Hybrid Apple plus NVIDIA cluster diagram showing Mac Studio 512GB and M5 Max 128GB on the Apple side linked over Thunderbolt 5, two DGX Sparks at 128GB each on the NVIDIA side linked over ConnectX-7 RDMA, pooled to 896GB. Memory budget shows Kimi K2.6 Q8 weights at 596GB, KV cache at 128K around 65GB, overhead around 35GB, and roughly 200GB headroom. — Pooled: 896GB. Kimi K2.6 Q8 fits with headroom for KV cache and long context.

Two Apple nodes (Mac Studio M3 Ultra 512GB + M5 Max 128GB) linked over Thunderbolt 5, two DGX Sparks (128GB each, GB10 Blackwell) linked over ConnectX-7 at 200Gbps. The natural split is prefill on the Sparks (compute-bound, NVIDIA's strength) and decode on Apple (memory-bandwidth-bound, Apple's unified-memory strength). Disaggregated prefill/decode is not a new idea, but doing it across heterogeneous Apple+NVIDIA hardware is, in public implementations, still maturing. That's one of the things this experiment exists to find out.

How I'll know if it worked

Five phases:

Deep research on implementation. Before buying one more cable or downloading one more GGUF: current state of Exo's heterogeneous backend, llama.cpp RPC for mixed Apple+NVIDIA pools, MLX-CUDA on Blackwell (GB10 / sm_121), disaggregated prefill/decode in vLLM, and what the handful of people who've actually tried this are reporting. This phase can kill the whole plan before it costs me anything real, which is the point.
Software sweep. Versions pinned, GGUFs confirmed chunked and downloadable, Exo smoke-tested on the Studio alone with a known-good MLX model before clustering.
Apple-only baseline. Kimi K2.6 at Q2_K_XL (~342GB) on the Studio+M5 Max Exo cluster. Proves the Apple side works before adding NVIDIA complexity.
Full cluster at Q8. Add the Sparks, run Q8_K_XL (~596GB) across all four nodes, measure prefill/decode split. This is the headline experiment.
Quality bench. 50-prompt rubric-graded eval (code, long-context retrieval, reasoning, long-form writing, agent planning) comparing Q2 vs Q4 vs Q8 at fixed sampling, graded blinded by Opus 4.7. Decision rule: if Q4 comes within 3% of Q8 on my tasks, Q4 is the production pick. If not, Q8.

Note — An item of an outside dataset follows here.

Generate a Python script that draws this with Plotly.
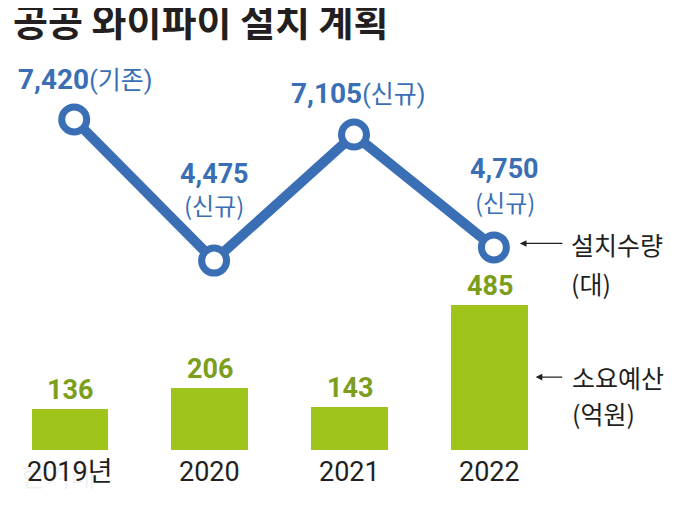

If any of this crosses the bar above — especially long-context agentic chains and long-form writing — I'll route that class of work to the cluster and keep Sonnet for everything else.

Honest close

This might not work. The software might not be ready. Kimi might be great at reflective writing and fall over on tool chains, or vice versa. It's also possible I finish the build, run the comparisons honestly, and conclude Sonnet is still better for the Sonnet jobs. That would be a useful result too — knowing exactly where the line is beats guessing.

My other prediction: adding the Sparks to the cluster will probably make it slower, not faster. Thunderbolt 5 runs at roughly 10 GB/s; the M3 Ultra's on-package memory bandwidth is about 800 GB/s. Any tensor-parallel split that crosses the seam pays a ~100× bandwidth tax on that hop. The realistic win from the Sparks is prefill offload with separate endpoints, not a single unified Exo cluster — and even that might not beat the Studio running alone. It would be a great surprise if I'm wrong. The only way to know is to measure.

The bar is set. The hardware is mostly on the desk. The experiment starts this week.